• Your instructions:
Will you write out the data exactly, excluding every picture?

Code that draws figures

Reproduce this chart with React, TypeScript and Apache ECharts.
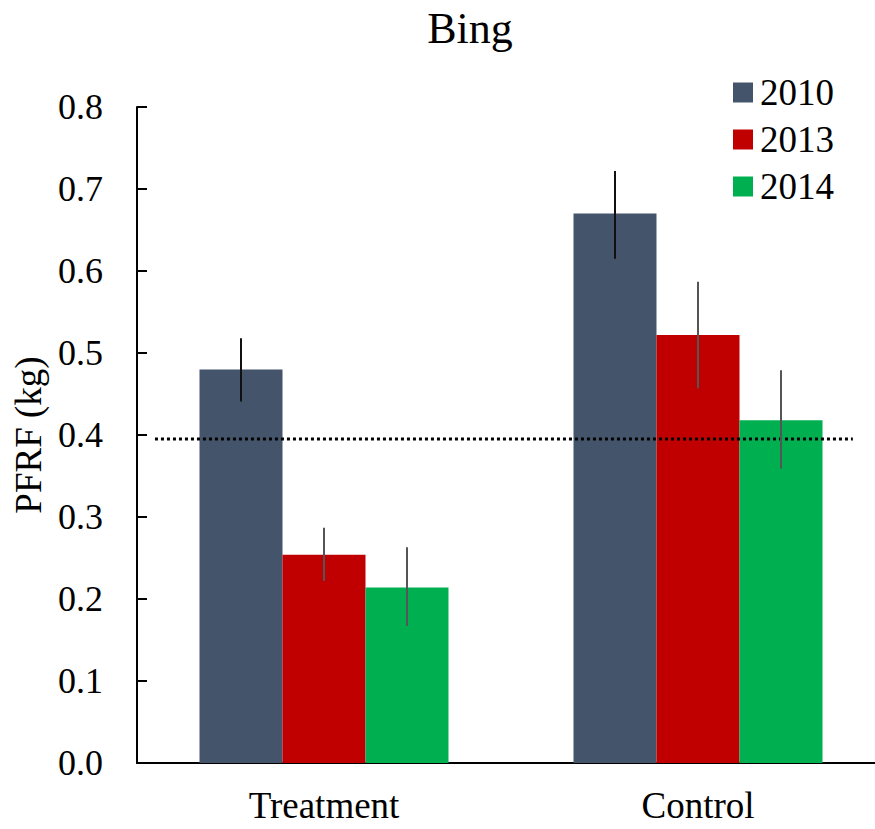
import React, { useEffect, useRef } from "react";
import * as echarts from "echarts";

const categories = ["Treatment", "Control"];
const years = ["2010", "2013", "2014"];
const values2010 = [0.48, 0.67];
const values2013 = [0.254, 0.522];
const values2014 = [0.214, 0.418];
const err2010 = [[0.441, 0.518], [0.615, 0.722]];
const err2013 = [[0.222, 0.287], [0.457, 0.587]];
const err2014 = [[0.167, 0.263], [0.359, 0.479]];
const refValue = 0.395;
const refSpan = [0.024, 0.957];
const yTicks = ["0.0", "0.1", "0.2", "0.3", "0.4", "0.5", "0.6", "0.7", "0.8"];

const colors = ["#44546A", "#C00000", "#00B050"];
const errColors = ["#111111", "#555555", "#555555"];
const BAR_W = 83;
const FONT = "Liberation Serif";

export default function App() {
  const ref = useRef<HTMLDivElement>(null);
  useEffect(() => {
    if (!ref.current) return;
    const chart = echarts.init(ref.current, null, { renderer: "svg" });
    const seriesVals = [values2010, values2013, values2014];
    const errs = [err2010, err2013, err2014];
    const errData: number[][] = [];
    errs.forEach((e, s) => e.forEach((lh, c) => errData.push([c, s, lh[0], lh[1]])));

    chart.setOption({
      animation: false,
      textStyle: { fontFamily: FONT },
      title: {
        text: "Bing",
        left: 465,
        top: 1,
        textAlign: "center",
        textStyle: { fontFamily: FONT, fontSize: 44, fontWeight: "normal", color: "#000" },
      },
      legend: {
        data: years,
        orient: "vertical",
        left: 728,
        top: 69,
        itemWidth: 20,
        itemHeight: 20,
        itemGap: 10,
        icon: "rect",
        textStyle: { fontFamily: FONT, fontSize: 37, color: "#000", lineHeight: 36, padding: [0, 0, 0, 2] },
      },
      grid: { left: 137, right: 15, top: 107, bottom: 66 },
      xAxis: [
        {
          type: "category",
          data: categories,
          axisLine: { lineStyle: { color: "#000", width: 2 } },
          axisTick: { show: false },
          axisLabel: { fontFamily: FONT, fontSize: 37, color: "#000", margin: 24 },
        },
        { type: "value", min: 0, max: 1, show: false },
      ],
      yAxis: {
        type: "value",
        min: 0,
        max: 0.8,
        interval: 0.1,
        name: "PFRF (kg)",
        nameLocation: "middle",
        nameGap: 86,
        nameTextStyle: { fontFamily: FONT, fontSize: 37, color: "#000" },
        axisLine: { show: true, lineStyle: { color: "#000", width: 2 } },
        axisTick: { show: true, inside: true, length: 10, lineStyle: { color: "#000", width: 2 } },
        splitLine: { show: false },
        axisLabel: {
          fontFamily: FONT,
          fontSize: 36,
          color: "#000",
          margin: 34,
          formatter: (v: number) => yTicks[Math.round(v * 10)] ?? "",
        },
      },
      series: [
        ...years.map((y, i) => ({
          name: y,
          type: "bar",
          data: seriesVals[i],
          barWidth: BAR_W,
          barGap: "0%",
          itemStyle: { color: colors[i] },
          z: 2,
        })),
        {
          type: "line",
          xAxisIndex: 1,
          data: [
            [refSpan[0], refValue],
            [refSpan[1], refValue],
          ],
          symbol: "none",
          lineStyle: { color: "#000", width: 3, type: [3, 3] },
          z: 4,
          silent: true,
        },
        {
          type: "custom",
          data: errData,
          encode: { x: 0, y: [2, 3] },
          z: 5,
          silent: true,
          renderItem: (params: any, api: any) => {
            const c = api.value(0);
            const s = api.value(1);
            const lo = api.coord([c, api.value(2)]);
            const hi = api.coord([c, api.value(3)]);
            const x = lo[0] + (s - 1) * BAR_W;
            return {
              type: "line",
              shape: { x1: x, y1: lo[1], x2: x, y2: hi[1] },
              style: { stroke: errColors[s], lineWidth: 2 },
            };
          },
        },
      ],
    });
    return () => chart.dispose();
  }, []);
  return (
    <div
      ref={ref}
      style={{ position: "fixed", left: 0, top: 0, width: 900, height: 829, background: "#fff" }}
    />
  );
}
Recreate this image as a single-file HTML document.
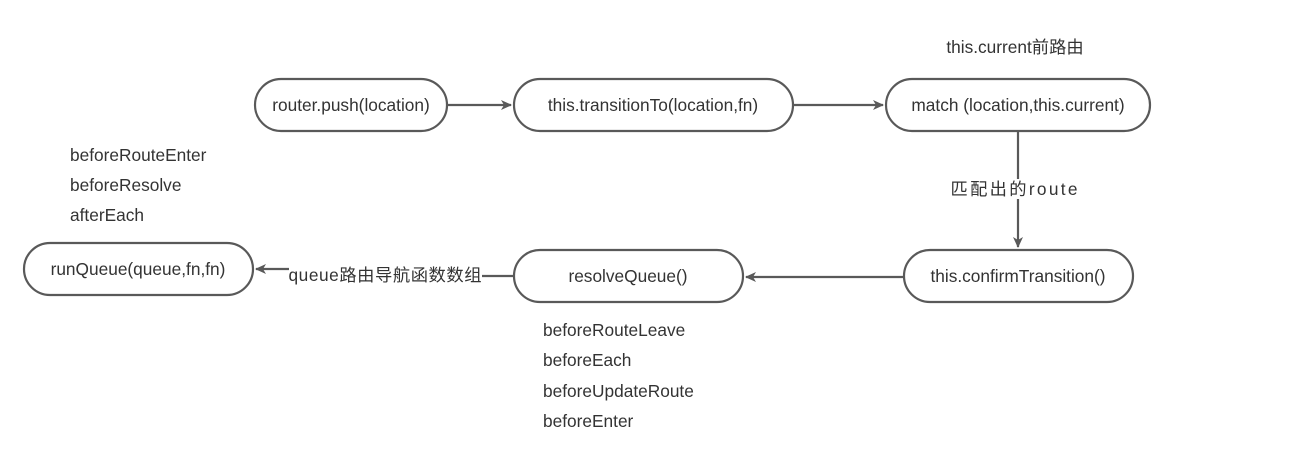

• Answer for this exercise:
Reproduce this chart with React, TypeScript and Apache ECharts.
import React, { useEffect, useRef } from "react";
import * as echarts from "echarts";

const categories = ["Treatment", "Control"];
const years = ["2010", "2013", "2014"];
const values2010 = [0.48, 0.67];
const values2013 = [0.254, 0.522];
const values2014 = [0.214, 0.418];
const err2010 = [[0.441, 0.518], [0.615, 0.722]];
const err2013 = [[0.222, 0.287], [0.457, 0.587]];
const err2014 = [[0.167, 0.263], [0.359, 0.479]];
const refValue = 0.395;
const refSpan = [0.024, 0.957];
const yTicks = ["0.0", "0.1", "0.2", "0.3", "0.4", "0.5", "0.6", "0.7", "0.8"];

const colors = ["#44546A", "#C00000", "#00B050"];
const errColors = ["#111111", "#555555", "#555555"];
const BAR_W = 83;
const FONT = "Liberation Serif";

export default function App() {
  const ref = useRef<HTMLDivElement>(null);
  useEffect(() => {
    if (!ref.current) return;
    const chart = echarts.init(ref.current, null, { renderer: "svg" });
    const seriesVals = [values2010, values2013, values2014];
    const errs = [err2010, err2013, err2014];
    const errData: number[][] = [];
    errs.forEach((e, s) => e.forEach((lh, c) => errData.push([c, s, lh[0], lh[1]])));

    chart.setOption({
      animation: false,
      textStyle: { fontFamily: FONT },
      title: {
        text: "Bing",
        left: 465,
        top: 1,
        textAlign: "center",
        textStyle: { fontFamily: FONT, fontSize: 44, fontWeight: "normal", color: "#000" },
      },
      legend: {
        data: years,
        orient: "vertical",
        left: 728,
        top: 69,
        itemWidth: 20,
        itemHeight: 20,
        itemGap: 10,
        icon: "rect",
        textStyle: { fontFamily: FONT, fontSize: 37, color: "#000", lineHeight: 36, padding: [0, 0, 0, 2] },
      },
      grid: { left: 137, right: 15, top: 107, bottom: 66 },
      xAxis: [
        {
          type: "category",
          data: categories,
          axisLine: { lineStyle: { color: "#000", width: 2 } },
          axisTick: { show: false },
          axisLabel: { fontFamily: FONT, fontSize: 37, color: "#000", margin: 24 },
        },
        { type: "value", min: 0, max: 1, show: false },
      ],
      yAxis: {
        type: "value",
        min: 0,
        max: 0.8,
        interval: 0.1,
        name: "PFRF (kg)",
        nameLocation: "middle",
        nameGap: 86,
        nameTextStyle: { fontFamily: FONT, fontSize: 37, color: "#000" },
        axisLine: { show: true, lineStyle: { color: "#000", width: 2 } },
        axisTick: { show: true, inside: true, length: 10, lineStyle: { color: "#000", width: 2 } },
        splitLine: { show: false },
        axisLabel: {
          fontFamily: FONT,
          fontSize: 36,
          color: "#000",
          margin: 34,
          formatter: (v: number) => yTicks[Math.round(v * 10)] ?? "",
        },
      },
      series: [
        ...years.map((y, i) => ({
          name: y,
          type: "bar",
          data: seriesVals[i],
          barWidth: BAR_W,
          barGap: "0%",
          itemStyle: { color: colors[i] },
          z: 2,
        })),
        {
          type: "line",
          xAxisIndex: 1,
          data: [
            [refSpan[0], refValue],
            [refSpan[1], refValue],
          ],
          symbol: "none",
          lineStyle: { color: "#000", width: 3, type: [3, 3] },
          z: 4,
          silent: true,
        },
        {
          type: "custom",
          data: errData,
          encode: { x: 0, y: [2, 3] },
          z: 5,
          silent: true,
          renderItem: (params: any, api: any) => {
            const c = api.value(0);
            const s = api.value(1);
            const lo = api.coord([c, api.value(2)]);
            const hi = api.coord([c, api.value(3)]);
            const x = lo[0] + (s - 1) * BAR_W;
            return {
              type: "line",
              shape: { x1: x, y1: lo[1], x2: x, y2: hi[1] },
              style: { stroke: errColors[s], lineWidth: 2 },
            };
          },
        },
      ],
    });
    return () => chart.dispose();
  }, []);
  return (
    <div
      ref={ref}
      style={{ position: "fixed", left: 0, top: 0, width: 900, height: 829, background: "#fff" }}
    />
  );
}
Recreate this image as a single-file HTML document.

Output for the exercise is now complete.